Pope Francis on Saturday will meet victims of South Sudan’s civil war, a day after delivering an impassioned appeal for the country’s leaders to recommit to peace for the sake of their long-suffering people.
Francis is making the first papal visit to South Sudan since it gained independence from Sudan in 2011 and plunged into a brutal ethnic conflict that left the young nation divided and traumatised.
Some 380,000 people died in five years of bloodshed before the civil war formally ended in 2018, with a ceasefire between warring leaders who remain in power today.
But the country remains fragile and violent and Francis, who tried to broker peace between the rival parties, is visiting South Sudan as it lurches from one crisis to the next.
On Saturday, the 86-year-old Argentine will address a group of South Sudanese living in a camp outside Juba who were forced to flee ethnic violence during the war years.

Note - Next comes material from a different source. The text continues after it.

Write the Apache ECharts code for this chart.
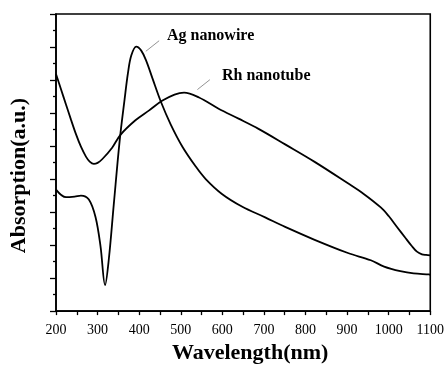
<!DOCTYPE html>
<html>
<head>
<meta charset="utf-8">
<script src="https://cdn.jsdelivr.net/npm/echarts@6/dist/echarts.min.js"></script>
<style>
html,body{margin:0;padding:0;background:#fff;}
#chart{width:447px;height:369px;}
</style>
</head>
<body>
<div id="chart"></div>
<script>
// Ag nanowire spectrum (wavelength nm, absorption a.u.)
var agWavelength = [200, 224, 245, 260, 279, 295, 307, 318, 327, 339, 353, 365, 373, 381, 393, 405, 417, 432, 452, 476, 504, 536, 560, 599, 647, 703, 751, 822, 902, 957, 989, 1028, 1060, 1097, 1100];
var agAbs        = [3.68, 3.45, 3.47, 3.50, 3.38, 2.85, 1.97, 0.79, 1.57, 3.24, 5.15, 6.42, 7.21, 7.74, 8.01, 7.89, 7.58, 7.05, 6.35, 5.65, 4.98, 4.38, 4.00, 3.55, 3.17, 2.84, 2.55, 2.16, 1.76, 1.54, 1.35, 1.21, 1.14, 1.11, 1.10];
// Rh nanotube spectrum
var rhWavelength = [200, 212, 224, 236, 248, 260, 272, 281, 291, 300, 311, 335, 355, 391, 424, 455, 485, 508, 544, 591, 639, 687, 751, 822, 902, 940, 981, 1000, 1020, 1040, 1055, 1068, 1080, 1090, 1100];
var rhAbs        = [7.18, 6.72, 6.26, 5.80, 5.36, 4.98, 4.68, 4.53, 4.46, 4.49, 4.60, 4.95, 5.34, 5.78, 6.08, 6.37, 6.56, 6.62, 6.47, 6.13, 5.83, 5.52, 5.05, 4.52, 3.87, 3.55, 3.14, 2.88, 2.55, 2.22, 1.98, 1.80, 1.72, 1.70, 1.69];
// Axis ticks
var xTicks = [200, 300, 400, 500, 600, 700, 800, 900, 1000, 1100];
var seriesNames = ['Ag nanowire', 'Rh nanotube'];
// Leader lines for labels (data coordinates)
var agLeader = [[416, 7.87], [448, 8.19]];
var rhLeader = [[540, 6.71], [570, 7.01]];

function zip(a, b) { return a.map(function (v, i) { return [v, b[i]]; }); }

var serif = '"Liberation Serif", "DejaVu Serif", serif';
var chart = echarts.init(document.getElementById('chart'), null, {renderer: 'canvas'});
chart.setOption({
  animation: false,
  backgroundColor: '#fff',
  grid: {left: 56, right: 14, top: 14, bottom: 49, show: true, borderColor: '#000', borderWidth: 1.6, backgroundColor: 'transparent'},
  xAxis: {
    type: 'value', min: xTicks[0], max: xTicks[xTicks.length - 1], interval: 100,
    axisLine: {show: true, onZero: false, lineStyle: {color: '#000', width: 1.6}},
    axisTick: {show: true, inside: false, length: 4, lineStyle: {color: '#000', width: 1.3}},
    minorTick: {show: true, splitNumber: 2, length: 4, lineStyle: {color: '#000', width: 1.3}},
    splitLine: {show: false},
    axisLabel: {color: '#000', fontFamily: serif, fontSize: 14, margin: 12, showMinLabel: true, showMaxLabel: true,
      formatter: function (v) { return String(v); }},
    name: 'Wavelength(nm)', nameLocation: 'middle', nameGap: 29,
    nameTextStyle: {color: '#000', fontFamily: serif, fontSize: 22, fontWeight: 'bold', padding: [0, 0, 0, 14]}
  },
  yAxis: {
    type: 'value', min: 0, max: 9, interval: 1,
    axisLine: {show: true, onZero: false, lineStyle: {color: '#000', width: 1.6}},
    axisTick: {show: true, inside: false, length: 6, lineStyle: {color: '#000', width: 1.3}},
    minorTick: {show: true, splitNumber: 2, length: 3, lineStyle: {color: '#000', width: 1.3}},
    splitLine: {show: false},
    axisLabel: {show: false},
    name: 'Absorption(a.u.)', nameLocation: 'middle', nameGap: 26, nameRotate: 90,
    nameTextStyle: {color: '#000', fontFamily: serif, fontSize: 22, fontWeight: 'bold', padding: [0, 26, 0, 0]}
  },
  series: [
    {
      name: seriesNames[0], type: 'line', data: zip(agWavelength, agAbs), smooth: 0.35,
      showSymbol: false, lineStyle: {color: '#000', width: 1.8}, itemStyle: {color: '#000'},
      markLine: {silent: true, symbol: 'none', label: {show: false},
        lineStyle: {color: '#777', width: 0.8, type: 'solid'},
        data: [[{coord: agLeader[0]}, {coord: agLeader[1]}]]}
    },
    {
      name: seriesNames[1], type: 'line', data: zip(rhWavelength, rhAbs), smooth: 0.35,
      showSymbol: false, lineStyle: {color: '#000', width: 1.8}, itemStyle: {color: '#000'},
      markLine: {silent: true, symbol: 'none', label: {show: false},
        lineStyle: {color: '#777', width: 0.8, type: 'solid'},
        data: [[{coord: rhLeader[0]}, {coord: rhLeader[1]}]]}
    }
  ],
  graphic: [
    {type: 'text', left: 167, top: 28, style: {text: seriesNames[0], fill: '#000', font: 'bold 16px ' + serif}},
    {type: 'text', left: 222, top: 68, style: {text: seriesNames[1], fill: '#000', font: 'bold 16px ' + serif}}
  ]
});
</script>
</body>
</html>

They will be brought to an audience in the capital city with Francis, who has made the defence of migrants and those on the margins a pillar of his papacy.
Despite a peace deal technically ending the war, conflict still drives people from their homes, and there are some 2.2 million internally displaced across South Sudan, according to UN data from December.
On Saturday evening, Francis will hold a joint prayer with the Archbishop of Canterbury and the Moderator of the General Assembly of the Church of Scotland, who are joining him in the country.
He will also meet South Sudan’s religious leaders, who work with the poor and marginalised and are deeply respected in the devout country where 60 percent of its 12 million people are Christian.